Stored data:
/---
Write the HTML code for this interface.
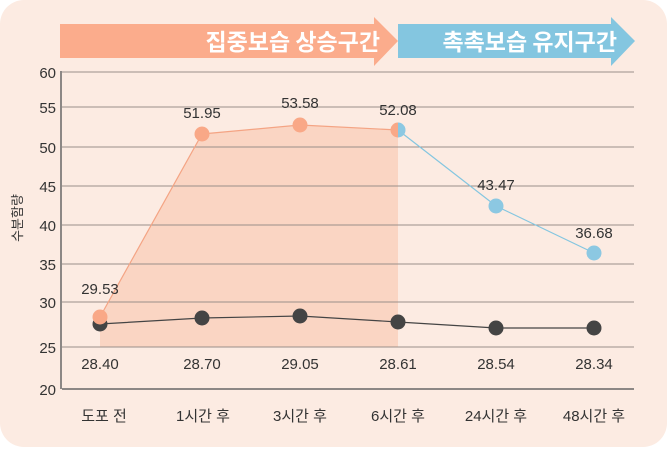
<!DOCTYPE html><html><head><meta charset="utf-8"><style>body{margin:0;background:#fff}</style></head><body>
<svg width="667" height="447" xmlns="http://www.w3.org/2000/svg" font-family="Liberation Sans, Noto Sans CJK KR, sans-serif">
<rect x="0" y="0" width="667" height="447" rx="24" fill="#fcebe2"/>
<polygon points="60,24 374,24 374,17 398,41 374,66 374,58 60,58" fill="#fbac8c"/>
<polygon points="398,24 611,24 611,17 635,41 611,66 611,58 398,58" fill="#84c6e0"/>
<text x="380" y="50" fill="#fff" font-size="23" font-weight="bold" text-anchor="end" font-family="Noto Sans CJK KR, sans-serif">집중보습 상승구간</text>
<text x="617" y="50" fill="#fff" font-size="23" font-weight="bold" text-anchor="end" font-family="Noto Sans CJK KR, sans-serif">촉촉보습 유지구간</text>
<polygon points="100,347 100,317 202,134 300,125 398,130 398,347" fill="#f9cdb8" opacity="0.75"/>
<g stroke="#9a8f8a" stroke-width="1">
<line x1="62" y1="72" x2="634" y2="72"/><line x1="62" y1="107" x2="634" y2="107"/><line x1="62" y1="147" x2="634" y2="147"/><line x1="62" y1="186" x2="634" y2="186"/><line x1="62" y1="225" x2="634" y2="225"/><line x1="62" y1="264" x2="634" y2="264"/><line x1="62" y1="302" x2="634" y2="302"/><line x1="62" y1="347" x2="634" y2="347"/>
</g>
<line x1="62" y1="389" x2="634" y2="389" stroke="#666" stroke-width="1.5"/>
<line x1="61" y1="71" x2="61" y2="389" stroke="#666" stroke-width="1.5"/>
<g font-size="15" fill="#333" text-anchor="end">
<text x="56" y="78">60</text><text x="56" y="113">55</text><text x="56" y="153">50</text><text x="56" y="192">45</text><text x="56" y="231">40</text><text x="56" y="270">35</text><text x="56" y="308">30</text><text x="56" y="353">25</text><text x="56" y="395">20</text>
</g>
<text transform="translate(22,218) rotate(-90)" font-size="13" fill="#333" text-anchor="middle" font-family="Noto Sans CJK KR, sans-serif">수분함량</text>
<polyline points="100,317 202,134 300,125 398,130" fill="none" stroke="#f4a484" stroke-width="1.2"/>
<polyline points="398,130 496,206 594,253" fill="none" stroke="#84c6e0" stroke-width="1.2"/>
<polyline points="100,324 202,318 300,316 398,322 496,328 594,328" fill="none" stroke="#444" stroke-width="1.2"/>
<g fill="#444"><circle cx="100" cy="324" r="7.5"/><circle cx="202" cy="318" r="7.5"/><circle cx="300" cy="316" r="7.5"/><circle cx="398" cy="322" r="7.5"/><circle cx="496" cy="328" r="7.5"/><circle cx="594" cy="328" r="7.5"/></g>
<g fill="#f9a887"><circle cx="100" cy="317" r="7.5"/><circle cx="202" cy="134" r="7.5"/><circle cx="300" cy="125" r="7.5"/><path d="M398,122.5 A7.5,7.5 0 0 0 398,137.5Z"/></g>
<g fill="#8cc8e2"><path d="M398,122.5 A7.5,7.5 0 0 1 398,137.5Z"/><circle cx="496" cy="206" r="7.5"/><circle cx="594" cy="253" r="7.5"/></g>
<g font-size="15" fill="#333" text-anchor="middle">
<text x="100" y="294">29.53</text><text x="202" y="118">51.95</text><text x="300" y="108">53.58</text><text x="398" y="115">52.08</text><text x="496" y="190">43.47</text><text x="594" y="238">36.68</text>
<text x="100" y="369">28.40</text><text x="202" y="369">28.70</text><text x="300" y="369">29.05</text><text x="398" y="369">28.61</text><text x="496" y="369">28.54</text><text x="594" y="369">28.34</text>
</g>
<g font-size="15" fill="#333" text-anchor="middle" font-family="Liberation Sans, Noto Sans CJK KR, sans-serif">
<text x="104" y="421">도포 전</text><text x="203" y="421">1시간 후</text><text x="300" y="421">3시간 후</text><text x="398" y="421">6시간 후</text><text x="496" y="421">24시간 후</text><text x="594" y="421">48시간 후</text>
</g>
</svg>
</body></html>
\---
Task instructions: Copy the listing in full and without alteration, omitting every picture.

The output:
Write the HTML code for this interface.
<!DOCTYPE html><html><head><meta charset="utf-8"><style>body{margin:0;background:#fff}</style></head><body>
<svg width="667" height="447" xmlns="http://www.w3.org/2000/svg" font-family="Liberation Sans, Noto Sans CJK KR, sans-serif">
<rect x="0" y="0" width="667" height="447" rx="24" fill="#fcebe2"/>
<polygon points="60,24 374,24 374,17 398,41 374,66 374,58 60,58" fill="#fbac8c"/>
<polygon points="398,24 611,24 611,17 635,41 611,66 611,58 398,58" fill="#84c6e0"/>
<text x="380" y="50" fill="#fff" font-size="23" font-weight="bold" text-anchor="end" font-family="Noto Sans CJK KR, sans-serif">집중보습 상승구간</text>
<text x="617" y="50" fill="#fff" font-size="23" font-weight="bold" text-anchor="end" font-family="Noto Sans CJK KR, sans-serif">촉촉보습 유지구간</text>
<polygon points="100,347 100,317 202,134 300,125 398,130 398,347" fill="#f9cdb8" opacity="0.75"/>
<g stroke="#9a8f8a" stroke-width="1">
<line x1="62" y1="72" x2="634" y2="72"/><line x1="62" y1="107" x2="634" y2="107"/><line x1="62" y1="147" x2="634" y2="147"/><line x1="62" y1="186" x2="634" y2="186"/><line x1="62" y1="225" x2="634" y2="225"/><line x1="62" y1="264" x2="634" y2="264"/><line x1="62" y1="302" x2="634" y2="302"/><line x1="62" y1="347" x2="634" y2="347"/>
</g>
<line x1="62" y1="389" x2="634" y2="389" stroke="#666" stroke-width="1.5"/>
<line x1="61" y1="71" x2="61" y2="389" stroke="#666" stroke-width="1.5"/>
<g font-size="15" fill="#333" text-anchor="end">
<text x="56" y="78">60</text><text x="56" y="113">55</text><text x="56" y="153">50</text><text x="56" y="192">45</text><text x="56" y="231">40</text><text x="56" y="270">35</text><text x="56" y="308">30</text><text x="56" y="353">25</text><text x="56" y="395">20</text>
</g>
<text transform="translate(22,218) rotate(-90)" font-size="13" fill="#333" text-anchor="middle" font-family="Noto Sans CJK KR, sans-serif">수분함량</text>
<polyline points="100,317 202,134 300,125 398,130" fill="none" stroke="#f4a484" stroke-width="1.2"/>
<polyline points="398,130 496,206 594,253" fill="none" stroke="#84c6e0" stroke-width="1.2"/>
<polyline points="100,324 202,318 300,316 398,322 496,328 594,328" fill="none" stroke="#444" stroke-width="1.2"/>
<g fill="#444"><circle cx="100" cy="324" r="7.5"/><circle cx="202" cy="318" r="7.5"/><circle cx="300" cy="316" r="7.5"/><circle cx="398" cy="322" r="7.5"/><circle cx="496" cy="328" r="7.5"/><circle cx="594" cy="328" r="7.5"/></g>
<g fill="#f9a887"><circle cx="100" cy="317" r="7.5"/><circle cx="202" cy="134" r="7.5"/><circle cx="300" cy="125" r="7.5"/><path d="M398,122.5 A7.5,7.5 0 0 0 398,137.5Z"/></g>
<g fill="#8cc8e2"><path d="M398,122.5 A7.5,7.5 0 0 1 398,137.5Z"/><circle cx="496" cy="206" r="7.5"/><circle cx="594" cy="253" r="7.5"/></g>
<g font-size="15" fill="#333" text-anchor="middle">
<text x="100" y="294">29.53</text><text x="202" y="118">51.95</text><text x="300" y="108">53.58</text><text x="398" y="115">52.08</text><text x="496" y="190">43.47</text><text x="594" y="238">36.68</text>
<text x="100" y="369">28.40</text><text x="202" y="369">28.70</text><text x="300" y="369">29.05</text><text x="398" y="369">28.61</text><text x="496" y="369">28.54</text><text x="594" y="369">28.34</text>
</g>
<g font-size="15" fill="#333" text-anchor="middle" font-family="Liberation Sans, Noto Sans CJK KR, sans-serif">
<text x="104" y="421">도포 전</text><text x="203" y="421">1시간 후</text><text x="300" y="421">3시간 후</text><text x="398" y="421">6시간 후</text><text x="496" y="421">24시간 후</text><text x="594" y="421">48시간 후</text>
</g>
</svg>
</body></html>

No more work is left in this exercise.